Norwegian telecoms firm Telenor hasn’t given up on doing business in India despite getting caught up in a major political conflict that left it without licenses to operate mobile phone service through an Indian partnership. On Wednesday it won new licenses at a state auction, and said it intends to continue offering mobile phone service as part of its major overseas expansion.
Telenor sent a message to the Oslo Stock Exchange confirming that it had secured frequencies to operate in six heavily populated regions of India after submitting a bid valued at around NOK 4.2 billion (USD 700 million).
The Norwegian state remains Telenor’s largest shareholder and government ministers involved themselves in the conflict last spring, when the company was faced with huge losses tied to its Indian operations.
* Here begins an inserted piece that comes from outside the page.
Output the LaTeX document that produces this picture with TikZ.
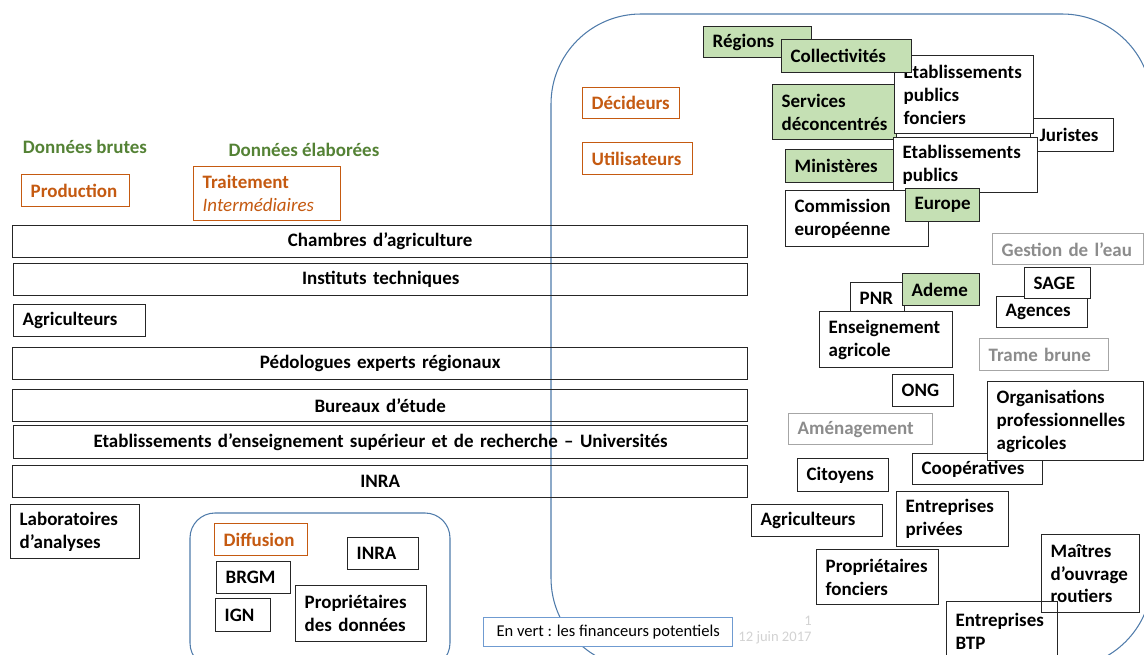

Telenor had triumphantly entered the Indian market in 2008 through an alliance with Indian firm Unitech, only to almost see the entire operation shut down.
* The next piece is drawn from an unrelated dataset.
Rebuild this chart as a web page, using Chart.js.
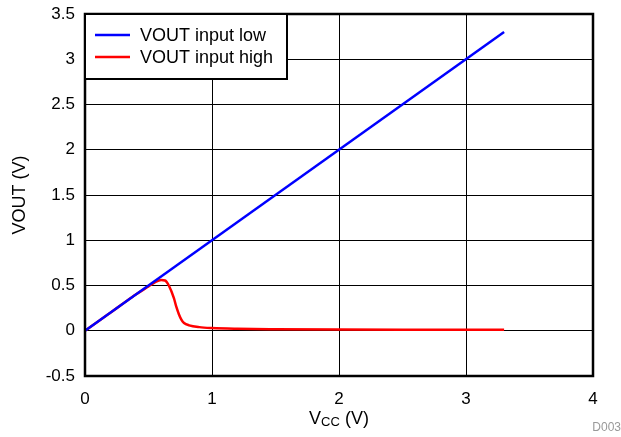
<!DOCTYPE html>
<html>
<head>
<meta charset="utf-8">
<script src="https://cdn.jsdelivr.net/npm/chart.js@4.4.1/dist/chart.umd.min.js"></script>
<style>
  html, body { margin: 0; padding: 0; background: #fff; }
  #wrap { width: 621px; height: 437px; }
</style>
</head>
<body>
<div id="wrap"><canvas id="grafico" width="621" height="437"></canvas></div>
<script>
// dados
const vccLow = [0, 3.3];
const voutLow = [0, 3.3];

const vccHigh = [0, 0.1, 0.2, 0.3, 0.4, 0.5, 0.55, 0.6, 0.63, 0.66, 0.7, 0.72, 0.74, 0.76, 0.78, 0.82, 0.9, 1.0, 1.2, 1.5, 2.0, 2.5, 3.0, 3.3];
const voutHigh = [0, 0.1, 0.2, 0.3, 0.4, 0.49, 0.535, 0.56, 0.555, 0.5, 0.36, 0.26, 0.18, 0.12, 0.085, 0.06, 0.04, 0.03, 0.022, 0.017, 0.013, 0.012, 0.012, 0.012];

const xTicks = [0, 1, 2, 3, 4];
const yTicks = [-0.5, 0, 0.5, 1, 1.5, 2, 2.5, 3, 3.5];

const seriesLabels = ["VOUT input low", "VOUT input high"];
const seriesColors = ["#0000FF", "#FF0000"];

const FONTE = "'Liberation Sans', Arial, sans-serif";

function toPoints(xs, ys) {
  return xs.map((x, i) => ({ x: x, y: ys[i] }));
}

// moldura, legenda e titulo do eixo x com subscrito
const extras = {
  id: "extras",
  afterDraw(chart) {
    const ctx = chart.ctx;
    const a = chart.chartArea;
    ctx.save();

    ctx.strokeStyle = "#000";
    ctx.lineWidth = 2.5;
    ctx.strokeRect(a.left, a.top, a.right - a.left, a.bottom - a.top);

    // legenda dentro da area
    const lx = a.left, ly = a.top, lw = 202, lh = 65;
    ctx.fillStyle = "#fff";
    ctx.fillRect(lx, ly, lw, lh);
    ctx.lineWidth = 2;
    ctx.strokeRect(lx, ly, lw, lh);
    ctx.font = "18px " + FONTE;
    ctx.textBaseline = "middle";
    chart.data.datasets.forEach((ds, i) => {
      const y = ly + 21 + i * 22;
      ctx.strokeStyle = ds.borderColor;
      ctx.lineWidth = 2.5;
      ctx.beginPath();
      ctx.moveTo(lx + 10, y);
      ctx.lineTo(lx + 45, y);
      ctx.stroke();
      ctx.fillStyle = "#000";
      ctx.fillText(ds.label, lx + 55, y + 1);
    });

    // titulo x: V_CC (V)
    const cx = (a.left + a.right) / 2;
    const ty = 424;
    ctx.fillStyle = "#000";
    ctx.textBaseline = "alphabetic";
    ctx.font = "18px " + FONTE;
    const w1 = ctx.measureText("V").width;
    const w3 = ctx.measureText(" (V)").width;
    ctx.font = "13px " + FONTE;
    const w2 = ctx.measureText("CC").width;
    let x = cx - (w1 + w2 + w3) / 2;
    ctx.font = "18px " + FONTE;
    ctx.fillText("V", x, ty);
    x += w1;
    ctx.font = "13px " + FONTE;
    ctx.fillText("CC", x, ty + 2);
    x += w2;
    ctx.font = "18px " + FONTE;
    ctx.fillText(" (V)", x, ty);

    ctx.fillStyle = "#999";
    ctx.font = "12px " + FONTE;
    ctx.textAlign = "right";
    ctx.fillText("D003", 621, 431);
    ctx.restore();
  }
};

new Chart(document.getElementById("grafico"), {
  type: "line",
  data: {
    datasets: [
      {
        label: seriesLabels[0],
        data: toPoints(vccLow, voutLow),
        borderColor: seriesColors[0],
        borderWidth: 2.5,
        pointRadius: 0,
        fill: false
      },
      {
        label: seriesLabels[1],
        data: toPoints(vccHigh, voutHigh),
        borderColor: seriesColors[1],
        borderWidth: 2.5,
        pointRadius: 0,
        fill: false,
        cubicInterpolationMode: "monotone"
      }
    ]
  },
  options: {
    responsive: false,
    animation: false,
    layout: { padding: { left: 0, right: 28, top: 14, bottom: 0 } },
    plugins: {
      legend: { display: false },
      tooltip: { enabled: false }
    },
    scales: {
      x: {
        type: "linear",
        min: 0,
        max: 4,
        afterBuildTicks: (axis) => { axis.ticks = xTicks.map(v => ({ value: v })); },
        afterFit: (axis) => {
          axis.height = 61;
          axis.paddingLeft = 0;
          axis.paddingRight = 0;
        },
        grid: { color: "#000", lineWidth: 1, drawTicks: false },
        border: { display: false },
        ticks: {
          padding: 13,
          color: "#000",
          font: { family: FONTE, size: 17 },
          maxRotation: 0,
          callback: (v) => String(v)
        }
      },
      y: {
        type: "linear",
        min: -0.5,
        max: 3.5,
        afterBuildTicks: (axis) => { axis.ticks = yTicks.map(v => ({ value: v })); },
        afterFit: (axis) => {
          axis.width = 85;
          axis.paddingTop = 0;
          axis.paddingBottom = 0;
        },
        grid: { color: "#000", lineWidth: 1, drawTicks: false },
        border: { display: false },
        title: {
          display: true,
          text: "VOUT (V)",
          color: "#000",
          font: { family: FONTE, size: 18 },
          padding: { top: 9, bottom: 4 }
        },
        ticks: {
          padding: 10,
          color: "#000",
          font: { family: FONTE, size: 17 },
          callback: (v) => String(v)
        }
      }
    }
  },
  plugins: [extras]
});
</script>
</body>
</html>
Together, Telenor and Unitech had created the mobile phone firm Uninor, which aimed to capture a significant slice of the huge mobile phone market in the densely populated country. Unitech, though, ended up being among companies suspected of corruption in the distribution of earlier mobile phone licenses, and the licenses that allowed Uninor to offer mobile phone service were eventually cancelled by India’s highest court.
Now they’ve been auctioned off once again and Telenor was among the bidders trying to salvage its Indian operations. Telenor chief executive Jon Fredrik Baksaas said he was glad his company could continue operating in India, calling an ongoing presence in the country “vital” for Telenor’s growth strategy.